The near-term future for Nasa is a "public-private partnership" to develop the next generation of spacecraft
As space shuttle Atlantis's wheels touched down in Florida on Thursday, the shuttles' epoch of defining manned spaceflight came to a close. What comes next for the US space agency is a new way of running things - but not everyone is happy about it.
For now, American astronauts and their long-time partners in Canada, Europe and Japan will depend on Russian Soyuz vehicles to get to orbit and the job of developing the shuttles' successors will be carried out in the private sector.Much of the news coverage of the end of this era has looked wistfully back on the shuttles' accomplishments, principal among them the development of the International Space Station.
As for what's next, Nasa administrator Charles Bolden is just one of many at the agency insisting that the "future of human spaceflight is bright".
However, those rosy views of both past and future are not shared by everyone.
One concern is the sweeping job cuts at the agency. But former Nasa administrator Mike Griffin and space policy expert John Logsdon say that Nasa's grip on leadership in space has this week been lost - possibly forever.
"When you push aside all the puffery and high-flying political announcements, with the landing of Atlantis, the human spaceflight programme of the US will come to an end for the indefinite future," Professor Griffin told BBC News.
"The Obama administration has made the decision that the primary means of transporting crew to orbit will be with fledgling commercial firms, who have yet to build and deliver a product."
What has been pitched by Nasa as a brief pause in US manned spaceflight "business as usual" is a catastrophe, Prof Griffin says - possibly an unrecoverable one.
Professor Logsdon, a former director of the Space Policy Institute at George Washington University, agrees.
"We've gotten ourselves into a rather stupid situation of ending shuttle flights without a clear path to a reaplacement and without a sense of the long-range future of the programme. It's really rather deplorable," he told BBC News.
"I was a member of board that investigated the Columbia accident in 2003 and we said in our report the lack of a shuttle replacement was a failure of national leadership. Here we are eight years later and we still don't have a shuttle replacement," Prof Logsdon said.
"That's a failure, an embarrasment, that we have to depend on Russian taxi services [to ferry astronauts to the ISS] for a number of years, but my complaint is that we've seen this coming for years and haven't done enough about it.

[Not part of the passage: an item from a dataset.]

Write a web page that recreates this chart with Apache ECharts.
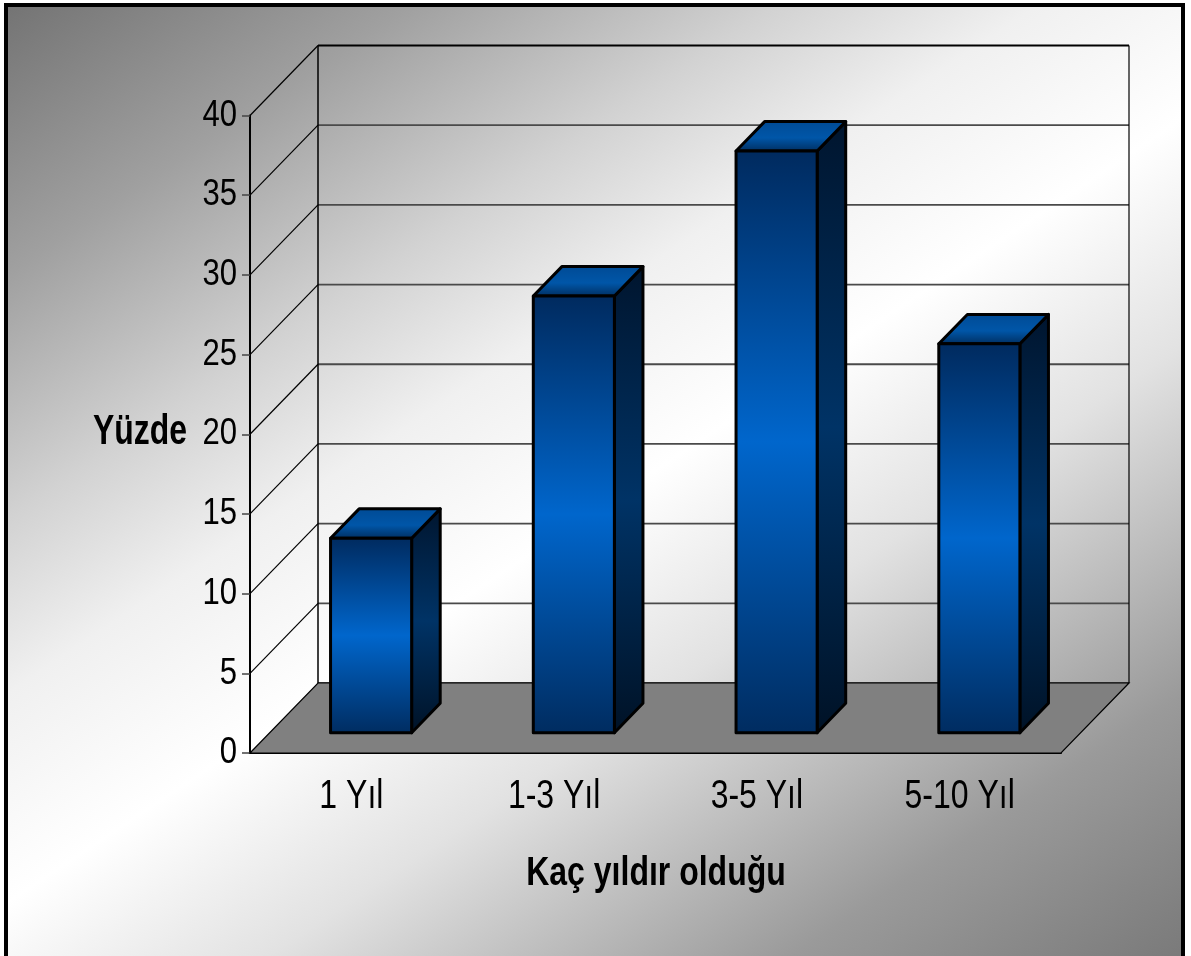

We put ourselves into this situation."
Although Prof Logsdon issued a scathing account of leadership issues in a recent essay in the Washington Post, he said the whole heritage of the space shuttle may have contributed to the current situation.
"The mistake was building a particular design for the shuttle that cost too much to operate and became a burden on the programme... and then building a 30-year programme around that particular design," Prof Logsdon told BBC News.

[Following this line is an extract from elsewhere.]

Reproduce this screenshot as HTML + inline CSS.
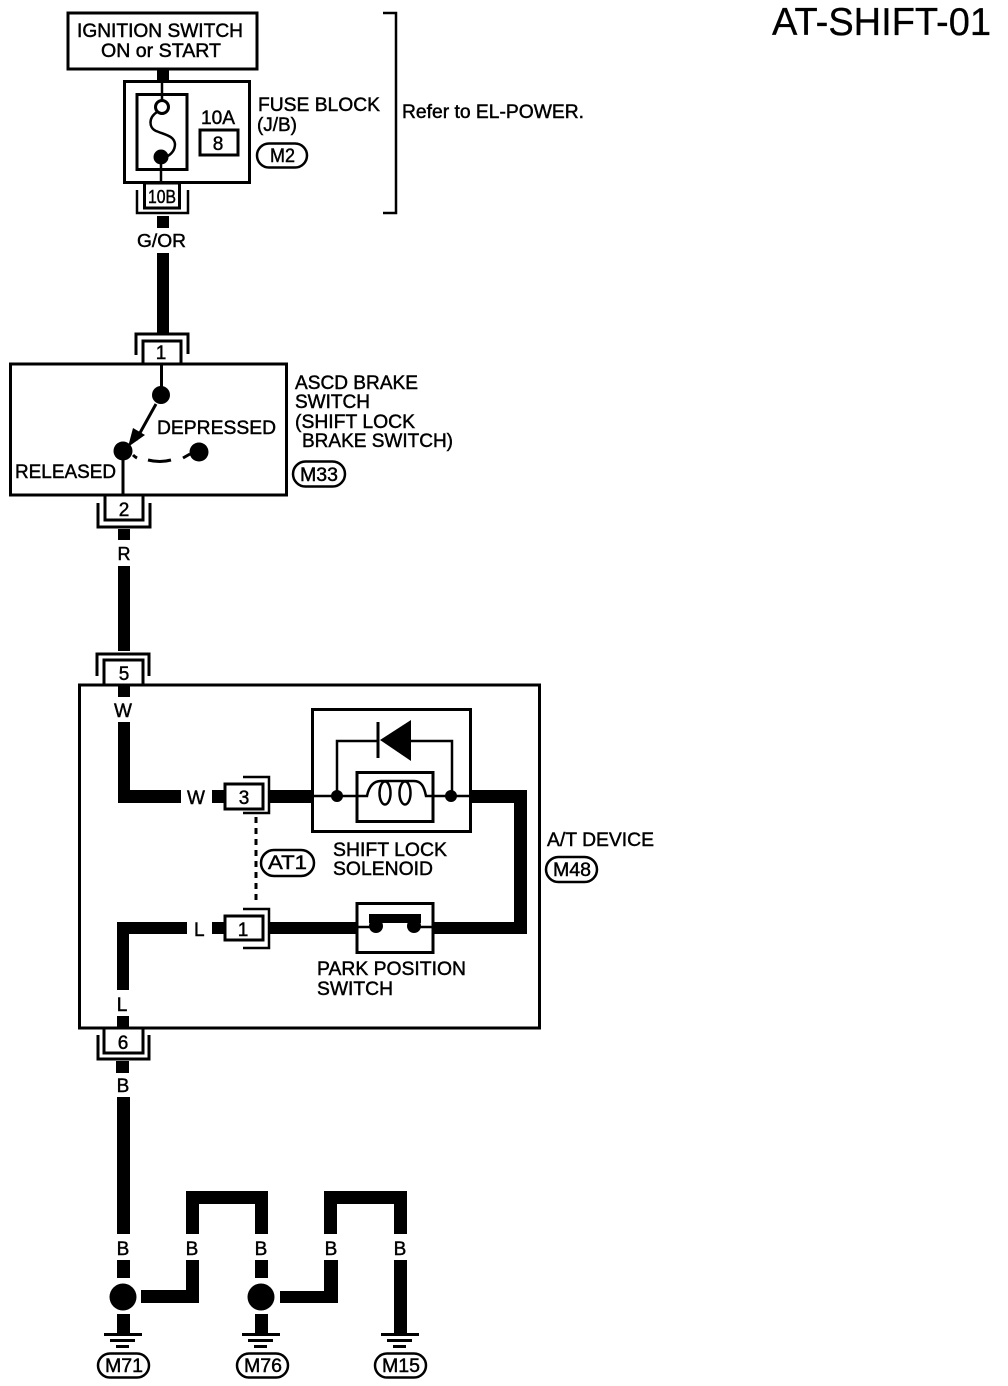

"This design was chosen while we were still doing Apollo - and there was a kind of hubris that Nasa could do anything and do it successfully. I think it became clear within the first three or four years of operating the shuttle that it was going to be extremely fragile, extremely expensive and carry with it very high risks."
'Shaping the game' For Prof Griffin, the most insidious aspect of Nasa's current situation is a strategic one. He said current rank-and-file Nasa employees shared that view even as Atlantis was being launched on her final journey.
"They're obviously out of jobs when the shuttle lands - a lot of them are already gone. But most of the people I spoke to at the launch were not actually concerned about their own prospects; their thoughts were of dismantling the teams, the loss of capability. I share those feelings, I think it's upsetting. I regard it as a mistake."
He argues vehemently that a clear technical superiority in space confers a tremendous geopolitical advantage back home.
"Very few investments on the part of society yield as much impact as an investment in human spaceflight. Our capability to operate on the frontier - in fact to define that frontier - shapes the game in ways that redound to our advantage in the future."
He imagines a future scenario in which the US and Western powers may not have the capability to return to the Moon, or go further - but countries such as China do.
"Who then exerts power and influence? Who do you think other nations will want to do deals with, which nation will be regarded as technologically superior, the most advanced, the most capable, the one that holds sway in world affairs?
"It's impossible to conclude anything other than the fact that the capability to accomplish great things in human spaceflight is in fact strategic."
For his part, Prof Logsdon said that hope for leadership in space may not yet be lost.
"America might lose its position, but that's still a choice to be made," he said.
"The alternative is to take the actions now and in the next few years to get over this embarrassing period, re-establish good US access to low-Earth orbit - but more importantly develop the systems that put us in a leadership position in the 2020s and beyond."
The irony is that the space shuttles, for all their accomplishments, may have painted Nasa and the US into the corner that it now finds itself.
Prof Logsdon said: "[The shuttle] did remarkable things, it's a remarkably capable technological achievement, but we used it too long, failed to replace it when its problems became evident, and so it leaves in my mind a very mixed heritage."